Author: Elin Gregory
Publisher: Manifold Press
Cover Artist: TfL Poster
Rating: 4.75 of 5 Stars
Publication Date: 08/01/2016
Length: Novel (~ 50K-100K)
Borrowed from the Secret Intelligence Service cipher department to assist Briers Allerdale – a field agent returning to 1920s London with news of a dangerous anarchist plot – Miles Siward moves into a ‘couples only’ boarding house, posing as Allerdale’s ‘wife’. Miles relishes the opportunity to allow his alter ego, Millie, to spread her wings but if Miles wants the other agent’s respect he can never betray how much he enjoys being Millie nor how attractive he finds Allerdale.
Pursuing a ruthless enemy who wants to throw Europe back into the horrors of the Great War, Briers and Miles are helped and hindered by nosy landladies, water board officials, suave gentlemen representing foreign powers and their own increasing attraction to each other.
Will they catch their quarry? Will they find love? Could they hope for both?
The clock is ticking.
I have never read any Elin Gregory before, bit I totally will again. I really, really enjoyed this book.
Set in the 1920’s the feeling of period was incredibly strong, I felt as if I were there. Bries/ Brian and Miles/ Millie were well fleshed, intelligent and attractive people, there was no ridiculous teenage style misunderstandings – the one time there is confusion, they talk about it, and it’s resolved. This makes for relatively low internal tension, which frankly is good, because there is buckets of it externally.
There is more than a nod to spy stories of John Buchan and that era, yet it’s also modern, that balance between giving a reader a sense of history, making the period feel totally authentic and also accessible is a balance that many historical novels don’t manage – but this book does it practically perfectly.

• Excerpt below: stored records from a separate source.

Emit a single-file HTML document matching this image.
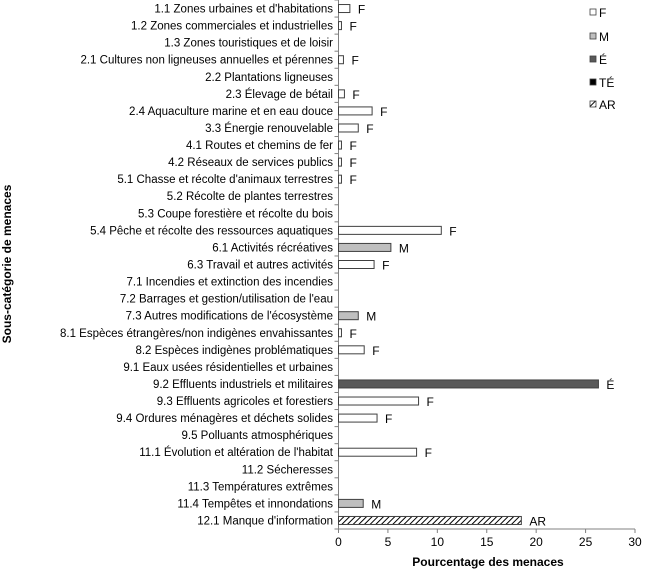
<!DOCTYPE html>
<html><head><meta charset="utf-8"><style>
body{margin:0;background:#fff;}
svg text{font-family:"Liberation Sans",Arial,sans-serif;fill:#000;}
</style></head><body>
<svg id="chart" width="650" height="572" xmlns="http://www.w3.org/2000/svg">
<defs><pattern id="hatch" patternUnits="userSpaceOnUse" width="4" height="4" patternTransform="rotate(45)"><rect width="4" height="4" fill="#fff"/><line x1="0" y1="0" x2="0" y2="4" stroke="#000" stroke-width="2"/></pattern></defs>
<g id="plot"></g>
</svg>
<script>
const categories=["1.1 Zones urbaines et d'habitations","1.2 Zones commerciales et industrielles","1.3 Zones touristiques et de loisir","2.1 Cultures non ligneuses annuelles et pérennes","2.2 Plantations ligneuses","2.3 Élevage de bétail","2.4 Aquaculture marine et en eau douce","3.3 Énergie renouvelable","4.1 Routes et chemins de fer","4.2 Réseaux de services publics","5.1 Chasse et récolte d'animaux terrestres","5.2 Récolte de plantes terrestres","5.3 Coupe forestière et récolte du bois","5.4 Pêche et récolte des ressources aquatiques","6.1 Activités récréatives","6.3 Travail et autres activités","7.1 Incendies et extinction des incendies","7.2 Barrages et gestion/utilisation de l'eau","7.3 Autres modifications de l'écosystème","8.1 Espèces étrangères/non indigènes envahissantes","8.2 Espèces indigènes problématiques","9.1 Eaux usées résidentielles et urbaines","9.2 Effluents industriels et militaires","9.3 Effluents agricoles et forestiers","9.4 Ordures ménagères et déchets solides","9.5 Polluants atmosphériques","11.1 Évolution et altération de l'habitat","11.2 Sécheresses","11.3 Températures extrêmes","11.4 Tempêtes et innondations","12.1 Manque d'information"];
const values=[1.15,0.3,0,0.5,0,0.6,3.4,2.0,0.3,0.3,0.3,0,0,10.4,5.3,3.6,0,0,2.0,0.3,2.6,0,26.3,8.1,3.9,0,7.9,0,0,2.5,18.5];
const severity=["F","F","","F","","F","F","F","F","F","F","","","F","M","F","","","M","F","F","","É","F","F","","F","","","M","AR"];
const xTicks=[0,5,10,15,20,25,30];
const legendKeys=["F","M","É","TÉ","AR"];
const fills={"F":"#fff","M":"#bfbfbf","É":"#595959","TÉ":"#000","AR":"url(#hatch)"};
const NS="http://www.w3.org/2000/svg";
const g=document.getElementById('plot');
const x0=338.5,x1=635,yTop=0,yBot=529;
const xs=v=>x0+(v/30)*(x1-x0);
const band=(yBot-yTop)/categories.length;
const yc=i=>yTop+band*(i+0.5);
function mk(t,a){const e=document.createElementNS(NS,t);for(const k in a)e.setAttribute(k,a[k]);g.appendChild(e);return e;}
let ax=mk('line',{x1:x0,y1:yTop,x2:x0,y2:yBot,stroke:'#808080'});

let bx=mk('line',{x1:x0,y1:yBot,x2:x1,y2:yBot,stroke:'#808080'});

for(let i=0;i<=categories.length;i++){mk('line',{x1:x0-4,y1:yTop+band*i,x2:x0,y2:yTop+band*i,stroke:'#808080'});}
xTicks.forEach(t=>{
 mk('line',{x1:xs(t),y1:yBot,x2:xs(t),y2:yBot+4,stroke:'#808080'});
 const tx=mk('text',{x:xs(t),y:yBot+17,'text-anchor':'middle','font-size':'12'});tx.textContent=t;
 
});
categories.forEach((c,i)=>{
 const l=mk('text',{x:333,y:yc(i)+4,'text-anchor':'end','font-size':'11.5'});l.textContent=c;
 
 if(values[i]>0){
  const r=mk('rect',{x:x0,y:yc(i)-4,width:xs(values[i])-x0,height:8,fill:fills[severity[i]],stroke:'#404040','stroke-width':'1'});
  
  const s=mk('text',{x:xs(values[i])+8,y:yc(i)+5,'font-size':'12'});s.textContent=severity[i];
  
 }
});
legendKeys.forEach((k,i)=>{
 const y=[13,37,60,83,105][i];
 const r=mk('rect',{x:590,y:y-4,width:6,height:6,fill:fills[k],stroke:'#404040','stroke-width':'0.8'});
 
 const t=mk('text',{x:599,y:y+4,'font-size':'12'});t.textContent=k;
 
});
const xt=mk('text',{x:488,y:566,'text-anchor':'middle','font-size':'12','font-weight':'bold'});xt.textContent='Pourcentage des menaces';

const yt=mk('text',{x:0,y:0,'text-anchor':'middle','font-size':'12','font-weight':'bold',transform:'translate(11,264) rotate(-90)'});yt.textContent='Sous-catégorie de menaces';

</script>
</body></html>
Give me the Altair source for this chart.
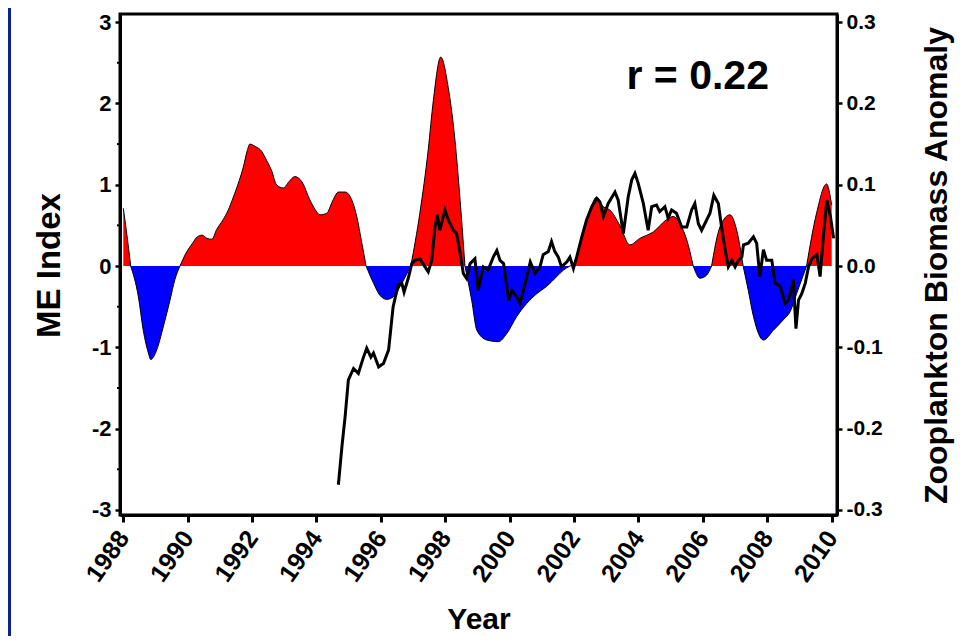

Miles spends a lot of the book in character as Millie, and I was worried that this would be dumbed down, but it’s not at all. Millie is part of Miles, how he expresses part of himself, and I loved how this wasn’t made into a sexual thing.
If I have one complaint, and its a terribly selfish one, is that I’d loved to have seen definitely that there was going to be a second book, I really would like to see more of Miles and Briers.
I would like to thank the publisher for providing me with the eARC of this title in exchange for my honest opinion.